I barely remember on what had happened to my young life. Believe it or not, i survived the moment whether in hard time or in easy time. Thinking back on what had happened 20 years ago, when I first left the house to go for matriculation. Even though it was just to Kota Kinabalu, Sabah, but then I am amazed that I can go through all the time I am away from my parent.
I felt very proud of myself on how I went to KK all by myself. First time flying in flight, first time going out of my comfort zone, first time away from family and first time to learn on other culture. People say "There is always first time in our life", so it was for me. Thinking about it now, I can't believe that I do able to finish my matriculation. Seeing how hard it takes, I can't believe how confident am I at any of my action and to finish my study. After the matriculation, I was sent to UKM, Bangi and so do the time, I am away from my family again for 3 years. Not a short time, but 3 years is quite a long time. To that moment, I felt very confident of doing things that I want to do. I don't scare of anything, and I can survive at any circumstances I am having. I never look back on thing that I did/made. I am very confident of my self and will finished my work perfectly.
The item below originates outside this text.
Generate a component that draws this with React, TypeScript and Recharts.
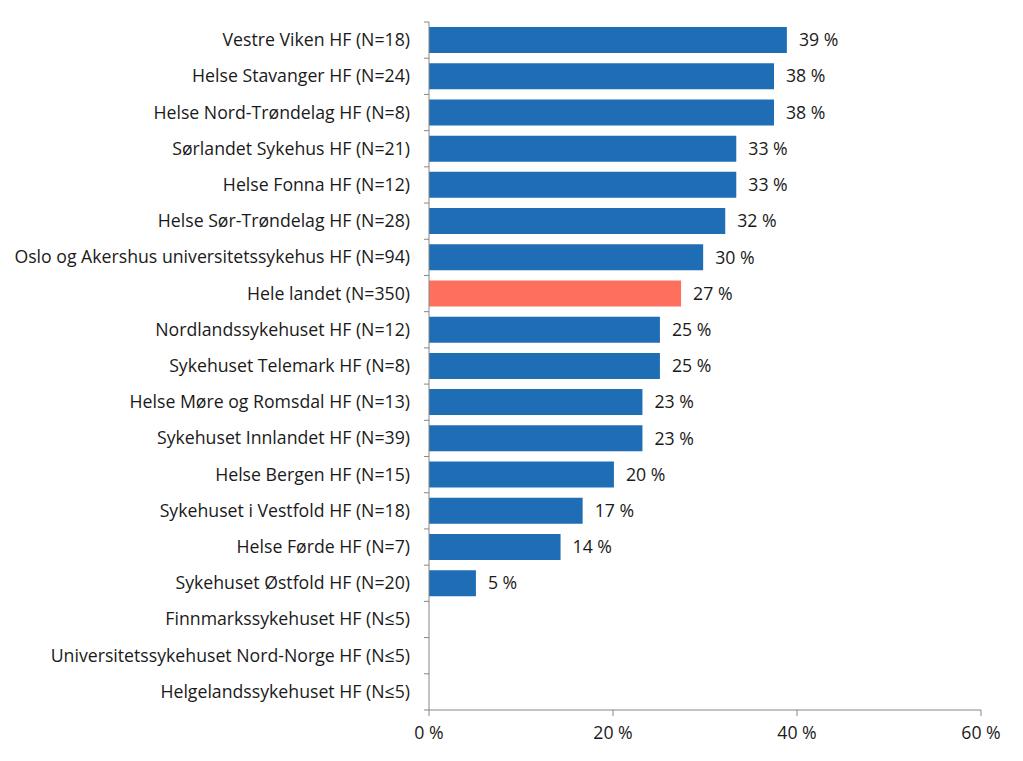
import React from 'react';
import { BarChart, Bar, Cell, XAxis, YAxis, LabelList } from 'recharts';

const categories = [
  'Vestre Viken HF (N=18)',
  'Helse Stavanger HF (N=24)',
  'Helse Nord-Trøndelag HF (N=8)',
  'Sørlandet Sykehus HF (N=21)',
  'Helse Fonna HF (N=12)',
  'Helse Sør-Trøndelag HF (N=28)',
  'Oslo og Akershus universitetssykehus HF (N=94)',
  'Hele landet (N=350)',
  'Nordlandssykehuset HF (N=12)',
  'Sykehuset Telemark HF (N=8)',
  'Helse Møre og Romsdal HF (N=13)',
  'Sykehuset Innlandet HF (N=39)',
  'Helse Bergen HF (N=15)',
  'Sykehuset i Vestfold HF (N=18)',
  'Helse Førde HF (N=7)',
  'Sykehuset Østfold HF (N=20)',
  'Finnmarkssykehuset HF (N≤5)',
  'Universitetssykehuset Nord-Norge HF (N≤5)',
  'Helgelandssykehuset HF (N≤5)',
];

const values: (number | null)[] = [
  38.9, 37.5, 37.5, 33.4, 33.4, 32.2, 29.8, 27.4, 25.1, 25.1, 23.2, 23.2, 20.1, 16.7, 14.3, 5.1, null, null, null,
];

const xTicks = [0, 20, 40, 60];
const highlight = 'Hele landet (N=350)';

const data = categories.map((name, i) => ({ name, value: values[i] }));

const FONT = '"Open Sans", "Noto Sans", sans-serif';
const FS = 17.7;
const TEXT = '#1a1a1a';
const AXIS = '#868686';
const BLUE = '#1f6eb5';
const RED = '#ff6f5e';

const PLOT_TOP = 22;
const PLOT_BOTTOM = 710;
const BAND = (PLOT_BOTTOM - PLOT_TOP) / categories.length;

function CategoryTick(props: any) {
  const { x, y, payload, index } = props;
  const edge = x + 19;
  return (
    <g>
      <text x={x} y={y} dy={6} textAnchor="end" fill={TEXT} fontSize={FS} fontFamily={FONT}>
        {payload.value}
      </text>
      <line x1={edge - 5} x2={edge} y1={y - BAND / 2} y2={y - BAND / 2} stroke={AXIS} />
      {index === categories.length - 1 && (
        <line x1={edge - 5} x2={edge} y1={y + BAND / 2} y2={y + BAND / 2} stroke={AXIS} />
      )}
    </g>
  );
}

export default function App() {
  return (
    <div style={{ position: 'absolute', left: 0, top: 0, background: '#fff' }}>
      <BarChart
        width={1023}
        height={761}
        data={data}
        layout="vertical"
        margin={{ top: PLOT_TOP, right: 42, bottom: 0, left: 0 }}
        barCategoryGap={0}
      >
        <XAxis
          type="number"
          domain={[0, 60]}
          ticks={xTicks}
          tickFormatter={(v) => `${v} %`}
          axisLine={{ stroke: AXIS }}
          tickLine={{ stroke: AXIS }}
          tickSize={6}
          tickMargin={10}
          height={51}
          tick={{ fill: TEXT, fontSize: FS, fontFamily: FONT }}
          interval={0}
        />
        <YAxis
          type="category"
          dataKey="name"
          width={429}
          axisLine={{ stroke: AXIS }}
          tickLine={false}
          tickSize={0}
          tickMargin={19}
          interval={0}
          tick={<CategoryTick />}
        />
        <Bar dataKey="value" barSize={26} isAnimationActive={false}>
          {data.map((d, i) => (
            <Cell key={`cell-${i}`} fill={d.name === highlight ? RED : BLUE} />
          ))}
          <LabelList
            dataKey="value"
            position="right"
            offset={12}
            formatter={(v: any) => (v == null ? '' : `${Math.round(v)} %`)}
            style={{ fill: TEXT, fontSize: FS, fontFamily: FONT }}
          />
        </Bar>
      </BarChart>
    </div>
  );
}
But, to compare now and before, after 20 years, I felt that I don't have the same spirit like when I was young. I giggle and tend to feel scare of making decision, not confident of doing anything in my life and I tend to think on negative things to happened before it happen.
I misses the man I was when I am young. Full of confident, brave, talented and skillful. Where did the young man go?? Is he dead?? Where is the man now?? After more than 20 years, what had happened to the young man??